Let $\hat Z$ denote the number that your procedure generates from $Z\sim\text{Normal}(0,1)$ by replacing all the digits after the thousandths place by a sequence of iid uniform digits. Thus,
$$\hat Z =\begin{cases}Z-10^{-3}\{10^3Z\}+10^{-3}U &\text{if } Z\ge 0\\[2ex] Z+10^{-3}\{10^3|Z|\}-10^{-3}U &\text{if } Z<0, \end{cases}$$ where $U\sim\text{Uniform}(0,1)$ (independent of $Z$) and $\{x\}=x-\lfloor x\rfloor$ denotes the fractional part of any real $x$. Then the error produced by the procedure is found to be $\newcommand{\sgn}{\operatorname{sgn}}$ $$\text{err}:=\hat Z-Z=10^{-3}\left(U-\{10^{3}|Z|\}\right)\sgn(Z),$$ so $$|\text{err}|=10^{-3}\left|U-\{10^{3}\,|Z|\}\right|.$$ Now for any $\sigma>0$, \begin{align}\Pr\left( \{|\sigma Z|\} \le x \right) &=\sum\limits_{k=0}^\infty\Pr\left(-k-x< \sigma Z \le -k \right) +\sum\limits_{k=0}^\infty\Pr\left(k< \sigma Z \le k+x \right)\\ &=2\,\sum\limits_{k=0}^\infty\Pr\left(k< \sigma Z \le k+x \right)\\ &=2\,\sum\limits_{k=0}^\infty{\large(}\Pr\left(\sigma Z \le k+x \right)-\Pr\left(\sigma Z \le k\right){\large)}\\ \end{align} and differentiating to obtain the probability density ... \begin{align}f_{\{|\sigma Z|\}}(x) &=2\,\sum\limits_{k=0}^\infty f_{\sigma Z}\left({k+x}\right), \end{align} where $f_{\sigma Z}(x)={1\over\sigma\sqrt{ 2\pi}}\exp(-{1\over 2}({x\over\sigma})^2)$. By plotting this density function for $0<x<1$, it is found that when $\sigma\ge 1$, $$\left|f_{\{|\sigma Z|\}}(x)-1\right| <{1\over 2\sigma}$$ so that for $\sigma=10^3$, the distribution of $\{|\sigma Z|\}$ is effectively $\text{Uniform}(0,1)$. In addition to plotting the actual function as above, following are simulation results with $10^7$ samples:
EDIT: I've posted a proof that as $\sigma\to\infty$, $f_{\{|\sigma Z|\}}(x) = 1+O(\sigma^{-1}),\ 0<x<1;$ more precisely, $$f_{\{|\sigma Z|\}}(x) = 1+{1\over\sigma\sqrt{2\pi}}(1-2x) + O(\sigma^{-2}),\quad 0<x<1.$$
Consequently, $$|\text{err}| \approx 10^{-3}\left|U-U'\right|= T$$ where $T$ has a $\text{Triangular}(a=0,b=10^{-3},c=0)$ distribution.

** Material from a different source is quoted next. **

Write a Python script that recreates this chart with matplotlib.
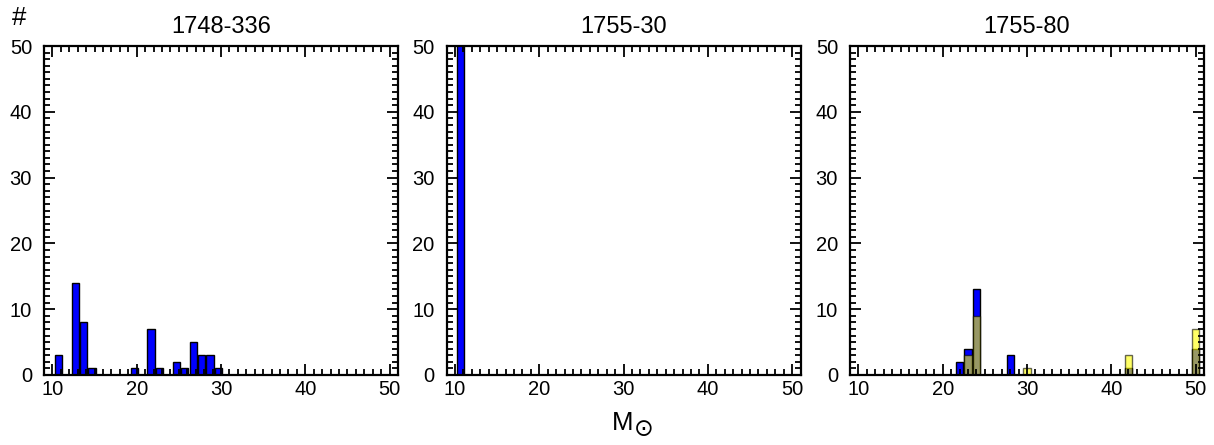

Following are simulation results using $\sigma=10^3$ with $10^7$ samples:
NB: My original posting failed to notice that the formula for $\hat Z$ depends on whether $Z$ is positive or negative. A consequence of this more-complicated formula is that the Fourier transform of the density no longer simplifies as before, making it harder to analyze the behavior as $\sigma\to\infty.$ (Hence the resort to plotting the density in lieu of a formula that would show the approach to uniformity.)